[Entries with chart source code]

###

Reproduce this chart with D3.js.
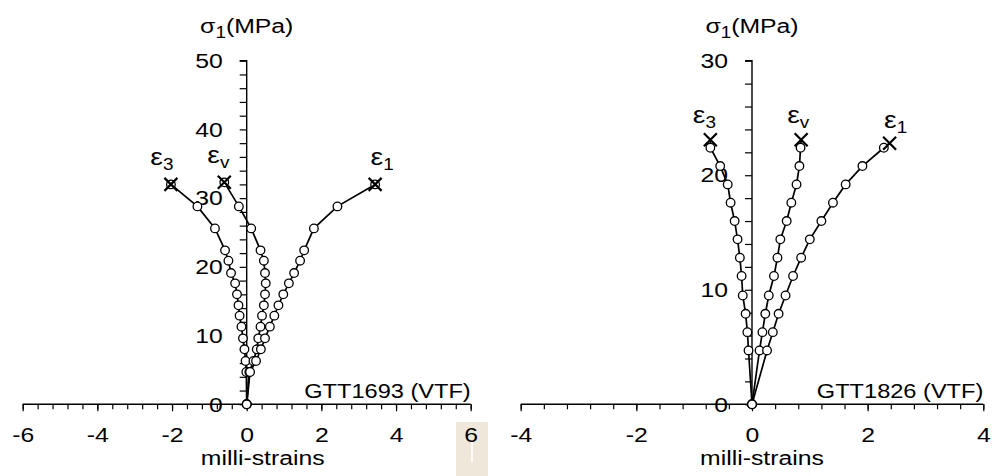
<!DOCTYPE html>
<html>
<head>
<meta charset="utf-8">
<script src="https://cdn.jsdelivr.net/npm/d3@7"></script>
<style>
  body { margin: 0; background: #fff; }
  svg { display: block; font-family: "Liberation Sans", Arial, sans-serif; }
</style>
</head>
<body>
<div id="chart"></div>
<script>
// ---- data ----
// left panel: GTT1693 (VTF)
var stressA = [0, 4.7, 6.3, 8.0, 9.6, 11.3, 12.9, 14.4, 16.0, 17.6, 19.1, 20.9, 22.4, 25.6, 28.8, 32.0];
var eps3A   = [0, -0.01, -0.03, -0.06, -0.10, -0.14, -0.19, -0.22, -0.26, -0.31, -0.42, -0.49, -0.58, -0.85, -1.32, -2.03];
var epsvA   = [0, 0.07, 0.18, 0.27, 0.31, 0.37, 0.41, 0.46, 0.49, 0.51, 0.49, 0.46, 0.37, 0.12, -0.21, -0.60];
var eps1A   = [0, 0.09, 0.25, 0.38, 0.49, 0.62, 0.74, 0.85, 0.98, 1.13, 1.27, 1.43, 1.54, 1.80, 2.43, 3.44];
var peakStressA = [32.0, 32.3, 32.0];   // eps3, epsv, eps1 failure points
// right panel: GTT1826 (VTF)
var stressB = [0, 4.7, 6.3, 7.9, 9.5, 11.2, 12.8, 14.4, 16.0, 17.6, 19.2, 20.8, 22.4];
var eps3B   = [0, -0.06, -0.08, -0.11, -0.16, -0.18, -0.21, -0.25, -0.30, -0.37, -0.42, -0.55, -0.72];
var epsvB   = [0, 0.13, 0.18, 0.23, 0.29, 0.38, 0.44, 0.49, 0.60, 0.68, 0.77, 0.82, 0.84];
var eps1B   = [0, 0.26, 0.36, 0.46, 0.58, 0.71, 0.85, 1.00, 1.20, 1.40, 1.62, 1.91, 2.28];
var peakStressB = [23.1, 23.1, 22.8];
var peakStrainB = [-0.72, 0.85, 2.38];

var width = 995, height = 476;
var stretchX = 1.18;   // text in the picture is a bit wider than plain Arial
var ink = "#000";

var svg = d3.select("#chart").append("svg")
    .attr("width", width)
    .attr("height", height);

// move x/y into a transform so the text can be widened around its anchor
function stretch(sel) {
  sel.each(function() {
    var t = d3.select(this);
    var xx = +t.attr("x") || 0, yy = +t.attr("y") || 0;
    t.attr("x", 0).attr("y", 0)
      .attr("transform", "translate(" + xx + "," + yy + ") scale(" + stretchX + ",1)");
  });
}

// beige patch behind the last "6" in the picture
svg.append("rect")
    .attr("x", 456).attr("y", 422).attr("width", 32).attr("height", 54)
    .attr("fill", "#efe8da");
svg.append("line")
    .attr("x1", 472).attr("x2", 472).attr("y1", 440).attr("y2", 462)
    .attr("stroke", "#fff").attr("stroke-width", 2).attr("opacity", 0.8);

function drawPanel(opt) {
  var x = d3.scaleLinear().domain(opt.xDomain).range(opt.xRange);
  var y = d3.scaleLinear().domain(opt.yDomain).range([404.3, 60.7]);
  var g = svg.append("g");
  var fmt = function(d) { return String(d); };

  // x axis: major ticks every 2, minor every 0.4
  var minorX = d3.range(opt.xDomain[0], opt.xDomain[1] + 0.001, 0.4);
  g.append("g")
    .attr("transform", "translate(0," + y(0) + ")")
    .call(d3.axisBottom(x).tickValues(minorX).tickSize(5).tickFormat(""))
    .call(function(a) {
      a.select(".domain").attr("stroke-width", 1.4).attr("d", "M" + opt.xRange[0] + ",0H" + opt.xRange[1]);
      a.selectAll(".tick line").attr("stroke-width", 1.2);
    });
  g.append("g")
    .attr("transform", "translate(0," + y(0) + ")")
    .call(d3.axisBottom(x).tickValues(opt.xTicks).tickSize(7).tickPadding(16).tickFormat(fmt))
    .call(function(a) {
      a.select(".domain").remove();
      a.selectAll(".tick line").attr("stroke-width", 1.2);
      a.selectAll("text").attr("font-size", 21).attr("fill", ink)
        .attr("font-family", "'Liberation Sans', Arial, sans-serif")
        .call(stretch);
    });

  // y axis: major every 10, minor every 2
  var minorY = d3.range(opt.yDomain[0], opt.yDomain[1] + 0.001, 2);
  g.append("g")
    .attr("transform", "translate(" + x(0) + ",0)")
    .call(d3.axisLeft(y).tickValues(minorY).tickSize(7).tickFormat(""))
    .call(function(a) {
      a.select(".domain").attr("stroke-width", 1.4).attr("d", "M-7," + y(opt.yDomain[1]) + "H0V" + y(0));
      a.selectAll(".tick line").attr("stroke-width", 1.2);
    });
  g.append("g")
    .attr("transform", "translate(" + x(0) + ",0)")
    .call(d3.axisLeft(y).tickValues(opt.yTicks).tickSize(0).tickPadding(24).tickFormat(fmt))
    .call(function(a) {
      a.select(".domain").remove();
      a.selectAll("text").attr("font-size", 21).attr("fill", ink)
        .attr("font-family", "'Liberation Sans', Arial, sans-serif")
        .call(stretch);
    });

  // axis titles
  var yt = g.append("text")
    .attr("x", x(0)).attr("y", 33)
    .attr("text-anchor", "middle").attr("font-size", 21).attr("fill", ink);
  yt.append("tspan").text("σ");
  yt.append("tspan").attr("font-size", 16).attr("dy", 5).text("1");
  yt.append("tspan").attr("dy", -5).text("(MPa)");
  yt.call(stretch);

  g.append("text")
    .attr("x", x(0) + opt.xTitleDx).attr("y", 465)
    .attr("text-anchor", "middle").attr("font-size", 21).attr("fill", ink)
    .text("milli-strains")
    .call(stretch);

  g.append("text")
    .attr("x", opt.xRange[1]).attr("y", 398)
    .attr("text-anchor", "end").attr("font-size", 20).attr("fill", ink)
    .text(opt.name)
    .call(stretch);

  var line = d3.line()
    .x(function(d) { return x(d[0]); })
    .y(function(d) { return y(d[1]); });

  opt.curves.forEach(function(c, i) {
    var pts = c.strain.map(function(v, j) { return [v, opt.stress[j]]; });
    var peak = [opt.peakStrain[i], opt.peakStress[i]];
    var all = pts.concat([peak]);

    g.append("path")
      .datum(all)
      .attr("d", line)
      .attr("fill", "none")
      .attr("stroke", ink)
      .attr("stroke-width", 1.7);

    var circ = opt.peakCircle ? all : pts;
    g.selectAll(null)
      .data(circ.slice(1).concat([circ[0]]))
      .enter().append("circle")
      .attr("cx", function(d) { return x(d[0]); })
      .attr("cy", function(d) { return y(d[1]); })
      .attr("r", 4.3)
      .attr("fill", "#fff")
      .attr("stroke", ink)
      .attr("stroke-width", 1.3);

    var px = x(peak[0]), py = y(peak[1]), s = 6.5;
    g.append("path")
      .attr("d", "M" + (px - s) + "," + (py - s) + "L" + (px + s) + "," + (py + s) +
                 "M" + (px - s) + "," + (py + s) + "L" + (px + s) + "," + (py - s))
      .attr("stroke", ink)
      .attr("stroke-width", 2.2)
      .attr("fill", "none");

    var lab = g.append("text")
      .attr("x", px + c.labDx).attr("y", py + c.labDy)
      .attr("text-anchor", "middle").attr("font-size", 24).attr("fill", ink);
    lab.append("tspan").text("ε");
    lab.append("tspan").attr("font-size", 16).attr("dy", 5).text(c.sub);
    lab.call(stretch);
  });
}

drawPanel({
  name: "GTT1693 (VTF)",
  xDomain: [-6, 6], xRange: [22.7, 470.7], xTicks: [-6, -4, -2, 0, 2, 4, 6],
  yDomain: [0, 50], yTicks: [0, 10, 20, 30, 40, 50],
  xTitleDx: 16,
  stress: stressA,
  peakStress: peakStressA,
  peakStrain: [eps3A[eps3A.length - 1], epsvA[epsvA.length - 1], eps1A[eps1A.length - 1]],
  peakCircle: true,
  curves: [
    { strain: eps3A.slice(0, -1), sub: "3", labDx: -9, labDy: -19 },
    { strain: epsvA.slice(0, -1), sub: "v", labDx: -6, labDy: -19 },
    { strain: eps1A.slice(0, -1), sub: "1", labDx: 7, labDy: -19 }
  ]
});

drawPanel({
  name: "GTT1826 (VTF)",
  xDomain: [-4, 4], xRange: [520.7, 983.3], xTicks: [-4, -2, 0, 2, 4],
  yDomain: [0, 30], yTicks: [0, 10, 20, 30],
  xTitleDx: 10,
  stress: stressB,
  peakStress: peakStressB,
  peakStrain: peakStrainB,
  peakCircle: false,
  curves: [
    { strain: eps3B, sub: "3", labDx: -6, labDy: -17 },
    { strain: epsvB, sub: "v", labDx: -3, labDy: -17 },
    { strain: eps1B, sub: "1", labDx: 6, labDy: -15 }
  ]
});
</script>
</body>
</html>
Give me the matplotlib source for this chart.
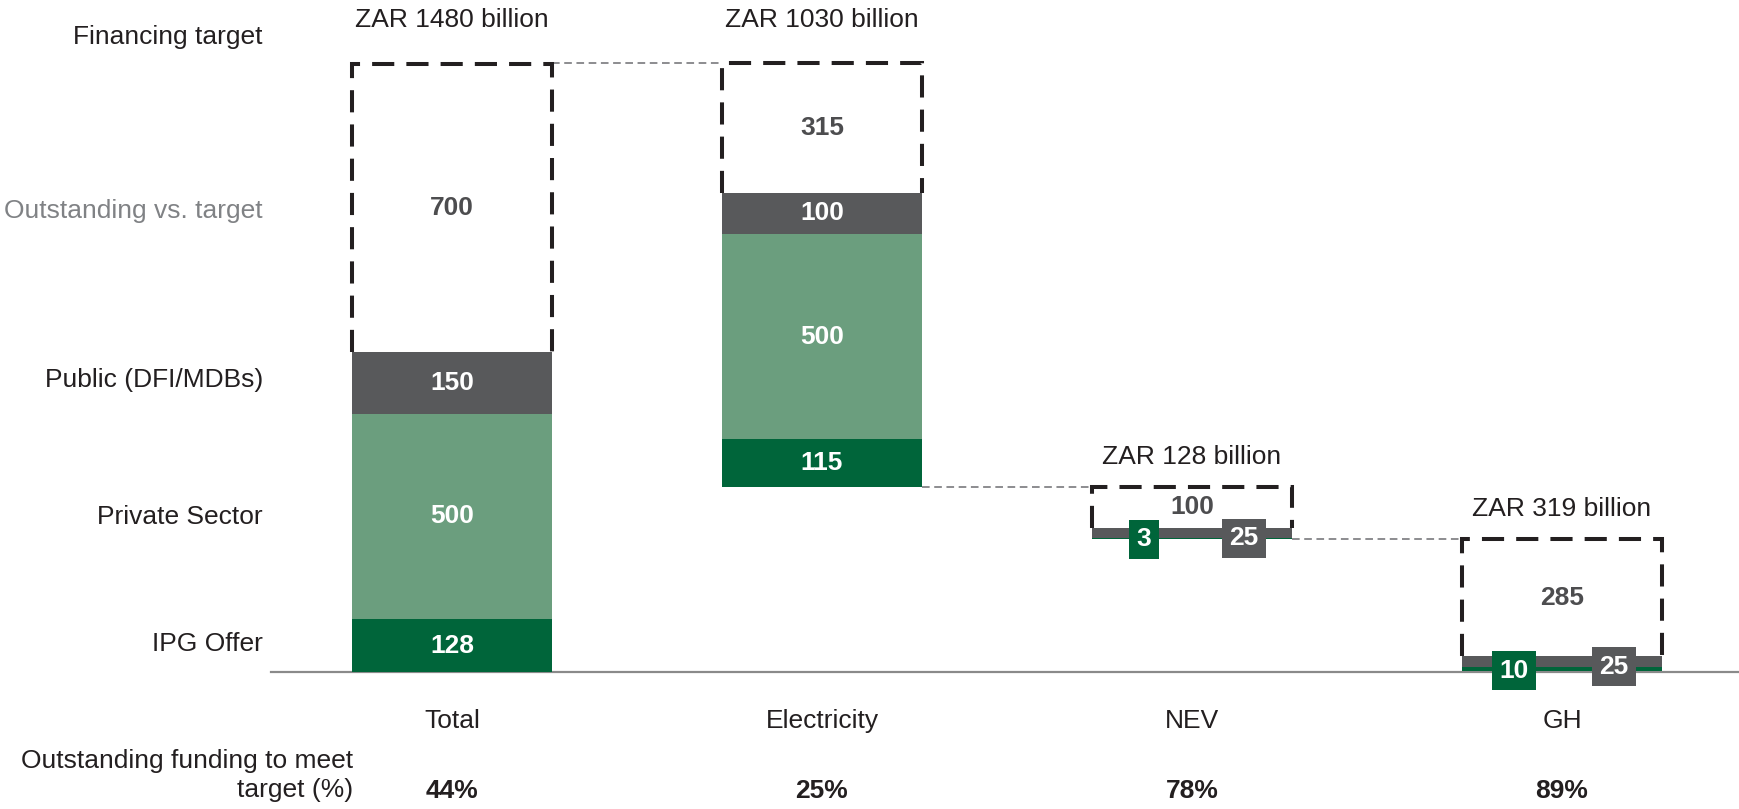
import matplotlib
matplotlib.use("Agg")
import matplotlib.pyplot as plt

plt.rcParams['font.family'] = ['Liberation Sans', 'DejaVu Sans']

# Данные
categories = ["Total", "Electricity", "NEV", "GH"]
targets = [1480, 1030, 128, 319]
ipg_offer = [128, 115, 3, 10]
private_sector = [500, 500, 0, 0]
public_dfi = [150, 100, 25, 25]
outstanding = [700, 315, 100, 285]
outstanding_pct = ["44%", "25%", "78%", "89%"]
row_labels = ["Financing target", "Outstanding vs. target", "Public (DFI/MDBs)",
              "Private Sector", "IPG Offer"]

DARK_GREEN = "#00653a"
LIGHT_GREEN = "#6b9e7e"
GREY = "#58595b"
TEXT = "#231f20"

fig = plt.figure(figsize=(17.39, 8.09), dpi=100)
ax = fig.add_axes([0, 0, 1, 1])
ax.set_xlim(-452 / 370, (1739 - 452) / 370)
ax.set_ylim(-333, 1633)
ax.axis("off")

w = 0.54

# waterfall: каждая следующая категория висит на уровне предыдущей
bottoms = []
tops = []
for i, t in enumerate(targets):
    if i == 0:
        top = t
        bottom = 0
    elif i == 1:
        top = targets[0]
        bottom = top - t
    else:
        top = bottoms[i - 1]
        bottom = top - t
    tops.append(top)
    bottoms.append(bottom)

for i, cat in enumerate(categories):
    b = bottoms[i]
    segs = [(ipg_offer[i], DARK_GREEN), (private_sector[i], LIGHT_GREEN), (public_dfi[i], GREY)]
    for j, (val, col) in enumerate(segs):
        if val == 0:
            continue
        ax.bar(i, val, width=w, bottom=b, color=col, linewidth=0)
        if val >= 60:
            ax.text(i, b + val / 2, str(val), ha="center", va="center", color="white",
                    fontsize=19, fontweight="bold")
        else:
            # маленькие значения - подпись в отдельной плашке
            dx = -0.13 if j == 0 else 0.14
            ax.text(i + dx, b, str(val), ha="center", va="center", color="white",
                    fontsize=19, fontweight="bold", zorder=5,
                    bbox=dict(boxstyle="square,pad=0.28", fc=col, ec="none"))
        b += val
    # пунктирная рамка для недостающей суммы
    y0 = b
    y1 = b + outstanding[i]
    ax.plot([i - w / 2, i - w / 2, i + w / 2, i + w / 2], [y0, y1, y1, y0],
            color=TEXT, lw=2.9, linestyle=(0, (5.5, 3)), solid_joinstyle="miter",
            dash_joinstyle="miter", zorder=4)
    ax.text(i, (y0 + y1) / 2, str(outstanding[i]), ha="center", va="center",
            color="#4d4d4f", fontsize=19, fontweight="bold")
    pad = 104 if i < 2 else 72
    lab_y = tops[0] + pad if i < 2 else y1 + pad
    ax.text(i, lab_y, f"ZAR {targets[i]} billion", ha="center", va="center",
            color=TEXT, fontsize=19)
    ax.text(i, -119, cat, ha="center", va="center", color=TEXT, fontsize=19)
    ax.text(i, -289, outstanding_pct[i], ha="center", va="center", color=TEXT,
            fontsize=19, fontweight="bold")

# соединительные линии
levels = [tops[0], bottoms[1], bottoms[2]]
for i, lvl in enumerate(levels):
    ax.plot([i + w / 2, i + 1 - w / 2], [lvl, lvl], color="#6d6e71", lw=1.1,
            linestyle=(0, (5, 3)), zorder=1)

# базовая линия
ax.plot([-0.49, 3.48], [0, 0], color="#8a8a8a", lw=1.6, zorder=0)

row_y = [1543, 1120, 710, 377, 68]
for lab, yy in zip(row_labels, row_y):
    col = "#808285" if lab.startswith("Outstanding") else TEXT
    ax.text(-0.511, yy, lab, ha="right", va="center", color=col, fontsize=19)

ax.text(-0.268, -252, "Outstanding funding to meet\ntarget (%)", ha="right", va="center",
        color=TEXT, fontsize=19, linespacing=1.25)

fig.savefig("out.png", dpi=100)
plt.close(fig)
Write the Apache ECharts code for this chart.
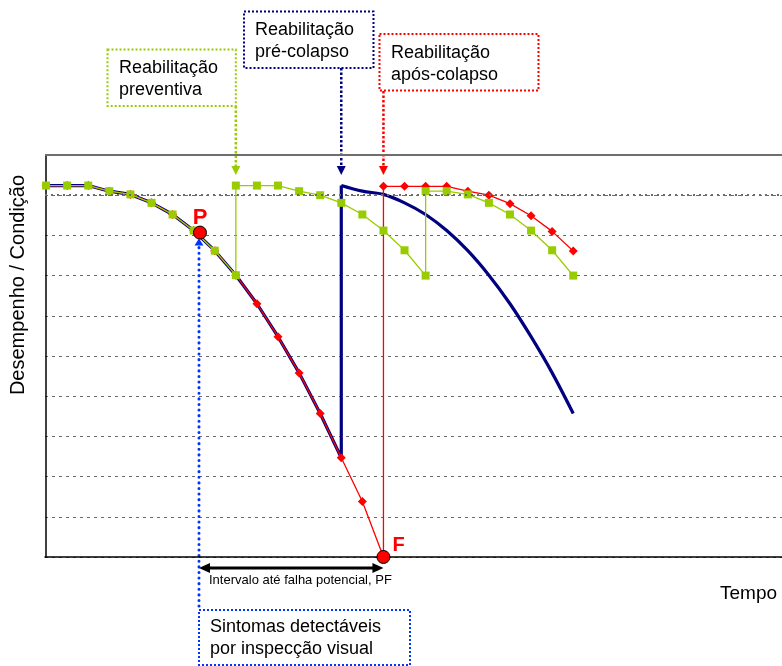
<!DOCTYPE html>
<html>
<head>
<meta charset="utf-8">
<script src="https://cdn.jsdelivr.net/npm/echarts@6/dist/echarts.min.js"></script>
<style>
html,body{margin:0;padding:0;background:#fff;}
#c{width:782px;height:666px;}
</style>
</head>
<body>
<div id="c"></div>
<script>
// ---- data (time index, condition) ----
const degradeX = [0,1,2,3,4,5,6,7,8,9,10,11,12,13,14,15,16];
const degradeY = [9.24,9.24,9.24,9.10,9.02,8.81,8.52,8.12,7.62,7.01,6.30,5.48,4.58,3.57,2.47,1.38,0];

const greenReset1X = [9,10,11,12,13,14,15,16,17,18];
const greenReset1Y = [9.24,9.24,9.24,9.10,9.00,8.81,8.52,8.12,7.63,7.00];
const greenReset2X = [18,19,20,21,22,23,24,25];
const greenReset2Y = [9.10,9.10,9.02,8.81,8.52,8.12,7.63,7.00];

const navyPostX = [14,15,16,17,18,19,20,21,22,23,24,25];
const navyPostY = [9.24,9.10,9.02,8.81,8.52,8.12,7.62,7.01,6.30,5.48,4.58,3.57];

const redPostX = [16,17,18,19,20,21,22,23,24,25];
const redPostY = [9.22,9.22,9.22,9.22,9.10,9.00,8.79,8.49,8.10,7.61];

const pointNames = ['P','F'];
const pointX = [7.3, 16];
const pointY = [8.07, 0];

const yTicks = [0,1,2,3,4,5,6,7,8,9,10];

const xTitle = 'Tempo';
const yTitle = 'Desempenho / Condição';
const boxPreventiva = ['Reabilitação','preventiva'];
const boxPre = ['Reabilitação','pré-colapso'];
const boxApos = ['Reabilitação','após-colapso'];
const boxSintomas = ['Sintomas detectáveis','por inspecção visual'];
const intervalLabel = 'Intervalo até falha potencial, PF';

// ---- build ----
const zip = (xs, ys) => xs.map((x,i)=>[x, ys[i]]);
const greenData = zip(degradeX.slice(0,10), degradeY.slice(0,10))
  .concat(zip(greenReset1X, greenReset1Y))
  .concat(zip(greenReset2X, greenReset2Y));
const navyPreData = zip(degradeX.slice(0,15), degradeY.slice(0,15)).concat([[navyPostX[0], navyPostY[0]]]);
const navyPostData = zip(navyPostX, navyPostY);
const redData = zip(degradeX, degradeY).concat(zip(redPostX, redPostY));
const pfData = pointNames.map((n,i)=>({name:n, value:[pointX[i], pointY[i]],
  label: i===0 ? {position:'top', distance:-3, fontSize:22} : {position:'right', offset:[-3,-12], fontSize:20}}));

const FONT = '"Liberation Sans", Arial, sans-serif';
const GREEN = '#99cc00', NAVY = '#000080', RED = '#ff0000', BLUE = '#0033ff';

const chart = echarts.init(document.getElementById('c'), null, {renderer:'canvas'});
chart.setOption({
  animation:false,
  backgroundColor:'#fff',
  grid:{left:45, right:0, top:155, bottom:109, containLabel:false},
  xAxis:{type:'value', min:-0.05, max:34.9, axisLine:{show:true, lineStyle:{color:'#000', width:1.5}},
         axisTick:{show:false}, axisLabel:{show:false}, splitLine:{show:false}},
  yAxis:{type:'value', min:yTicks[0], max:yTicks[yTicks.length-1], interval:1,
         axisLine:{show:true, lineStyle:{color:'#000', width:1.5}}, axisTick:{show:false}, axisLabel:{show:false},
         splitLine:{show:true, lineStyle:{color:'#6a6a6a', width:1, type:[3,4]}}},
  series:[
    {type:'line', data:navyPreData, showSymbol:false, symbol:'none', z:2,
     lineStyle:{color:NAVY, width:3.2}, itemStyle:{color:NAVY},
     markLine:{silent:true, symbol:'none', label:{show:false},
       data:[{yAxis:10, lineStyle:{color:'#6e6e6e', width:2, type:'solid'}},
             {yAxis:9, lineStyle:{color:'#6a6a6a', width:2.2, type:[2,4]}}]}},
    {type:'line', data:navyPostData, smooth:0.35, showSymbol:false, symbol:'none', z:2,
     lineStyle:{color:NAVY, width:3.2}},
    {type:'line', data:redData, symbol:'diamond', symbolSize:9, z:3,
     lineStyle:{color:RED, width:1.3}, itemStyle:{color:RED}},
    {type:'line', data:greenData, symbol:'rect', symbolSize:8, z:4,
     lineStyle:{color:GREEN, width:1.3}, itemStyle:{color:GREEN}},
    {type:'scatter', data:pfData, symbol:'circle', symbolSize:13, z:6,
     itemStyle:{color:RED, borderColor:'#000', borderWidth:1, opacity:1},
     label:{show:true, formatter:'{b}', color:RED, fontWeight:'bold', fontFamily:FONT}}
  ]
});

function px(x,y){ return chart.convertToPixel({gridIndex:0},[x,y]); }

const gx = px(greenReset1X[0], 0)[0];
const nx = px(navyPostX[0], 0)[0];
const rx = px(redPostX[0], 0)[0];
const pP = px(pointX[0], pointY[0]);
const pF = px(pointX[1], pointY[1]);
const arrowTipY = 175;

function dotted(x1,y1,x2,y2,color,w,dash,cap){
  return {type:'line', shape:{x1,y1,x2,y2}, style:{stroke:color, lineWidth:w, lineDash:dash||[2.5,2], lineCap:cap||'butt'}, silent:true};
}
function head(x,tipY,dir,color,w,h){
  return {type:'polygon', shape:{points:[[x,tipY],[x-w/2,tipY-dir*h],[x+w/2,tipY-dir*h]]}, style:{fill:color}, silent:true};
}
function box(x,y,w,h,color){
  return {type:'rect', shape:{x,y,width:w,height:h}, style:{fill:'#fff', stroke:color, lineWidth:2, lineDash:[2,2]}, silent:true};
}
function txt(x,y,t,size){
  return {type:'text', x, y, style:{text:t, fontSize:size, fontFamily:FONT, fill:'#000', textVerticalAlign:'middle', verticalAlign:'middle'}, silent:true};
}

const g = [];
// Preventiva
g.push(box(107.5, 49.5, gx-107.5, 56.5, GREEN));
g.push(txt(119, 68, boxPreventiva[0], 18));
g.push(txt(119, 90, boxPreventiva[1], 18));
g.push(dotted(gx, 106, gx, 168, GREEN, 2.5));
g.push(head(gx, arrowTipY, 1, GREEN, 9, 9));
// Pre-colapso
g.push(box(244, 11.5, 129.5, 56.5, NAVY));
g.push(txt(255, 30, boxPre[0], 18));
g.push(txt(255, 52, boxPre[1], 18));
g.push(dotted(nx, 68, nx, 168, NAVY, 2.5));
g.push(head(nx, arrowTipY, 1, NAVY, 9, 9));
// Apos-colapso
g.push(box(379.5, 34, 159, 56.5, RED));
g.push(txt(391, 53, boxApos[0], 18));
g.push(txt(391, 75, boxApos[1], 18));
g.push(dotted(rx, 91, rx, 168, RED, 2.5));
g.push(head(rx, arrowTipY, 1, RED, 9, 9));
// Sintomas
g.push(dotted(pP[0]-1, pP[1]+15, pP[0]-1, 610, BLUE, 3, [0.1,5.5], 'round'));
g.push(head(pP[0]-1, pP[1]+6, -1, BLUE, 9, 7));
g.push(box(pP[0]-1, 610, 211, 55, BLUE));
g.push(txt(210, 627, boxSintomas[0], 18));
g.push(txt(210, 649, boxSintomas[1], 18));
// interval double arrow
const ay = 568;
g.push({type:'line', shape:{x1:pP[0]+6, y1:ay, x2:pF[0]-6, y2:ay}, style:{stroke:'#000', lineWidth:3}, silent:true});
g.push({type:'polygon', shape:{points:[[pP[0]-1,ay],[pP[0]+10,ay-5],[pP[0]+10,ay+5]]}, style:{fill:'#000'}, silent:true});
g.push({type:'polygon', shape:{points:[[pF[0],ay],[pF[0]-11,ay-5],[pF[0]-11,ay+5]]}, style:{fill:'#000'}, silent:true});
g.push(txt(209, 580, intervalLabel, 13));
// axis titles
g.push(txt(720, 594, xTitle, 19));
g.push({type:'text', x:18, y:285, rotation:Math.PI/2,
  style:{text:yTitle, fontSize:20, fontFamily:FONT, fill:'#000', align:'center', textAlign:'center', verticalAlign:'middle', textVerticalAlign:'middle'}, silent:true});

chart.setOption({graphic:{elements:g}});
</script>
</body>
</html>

###

- WHAT THE TASK REQUIRES
Transcribe, exactly as written, the lines starting at the one with "Write the Apache ECharts code for this chart." and ending at the one with "const intervalLabel = 'Intervalo", and nothing more. Pictures are not part of the copy.

- RESULT BELOW
Write the Apache ECharts code for this chart.
<!DOCTYPE html>
<html>
<head>
<meta charset="utf-8">
<script src="https://cdn.jsdelivr.net/npm/echarts@6/dist/echarts.min.js"></script>
<style>
html,body{margin:0;padding:0;background:#fff;}
#c{width:782px;height:666px;}
</style>
</head>
<body>
<div id="c"></div>
<script>
// ---- data (time index, condition) ----
const degradeX = [0,1,2,3,4,5,6,7,8,9,10,11,12,13,14,15,16];
const degradeY = [9.24,9.24,9.24,9.10,9.02,8.81,8.52,8.12,7.62,7.01,6.30,5.48,4.58,3.57,2.47,1.38,0];

const greenReset1X = [9,10,11,12,13,14,15,16,17,18];
const greenReset1Y = [9.24,9.24,9.24,9.10,9.00,8.81,8.52,8.12,7.63,7.00];
const greenReset2X = [18,19,20,21,22,23,24,25];
const greenReset2Y = [9.10,9.10,9.02,8.81,8.52,8.12,7.63,7.00];

const navyPostX = [14,15,16,17,18,19,20,21,22,23,24,25];
const navyPostY = [9.24,9.10,9.02,8.81,8.52,8.12,7.62,7.01,6.30,5.48,4.58,3.57];

const redPostX = [16,17,18,19,20,21,22,23,24,25];
const redPostY = [9.22,9.22,9.22,9.22,9.10,9.00,8.79,8.49,8.10,7.61];

const pointNames = ['P','F'];
const pointX = [7.3, 16];
const pointY = [8.07, 0];

const yTicks = [0,1,2,3,4,5,6,7,8,9,10];

const xTitle = 'Tempo';
const yTitle = 'Desempenho / Condição';
const boxPreventiva = ['Reabilitação','preventiva'];
const boxPre = ['Reabilitação','pré-colapso'];
const boxApos = ['Reabilitação','após-colapso'];
const boxSintomas = ['Sintomas detectáveis','por inspecção visual'];
const intervalLabel = 'Intervalo até falha potencial, PF';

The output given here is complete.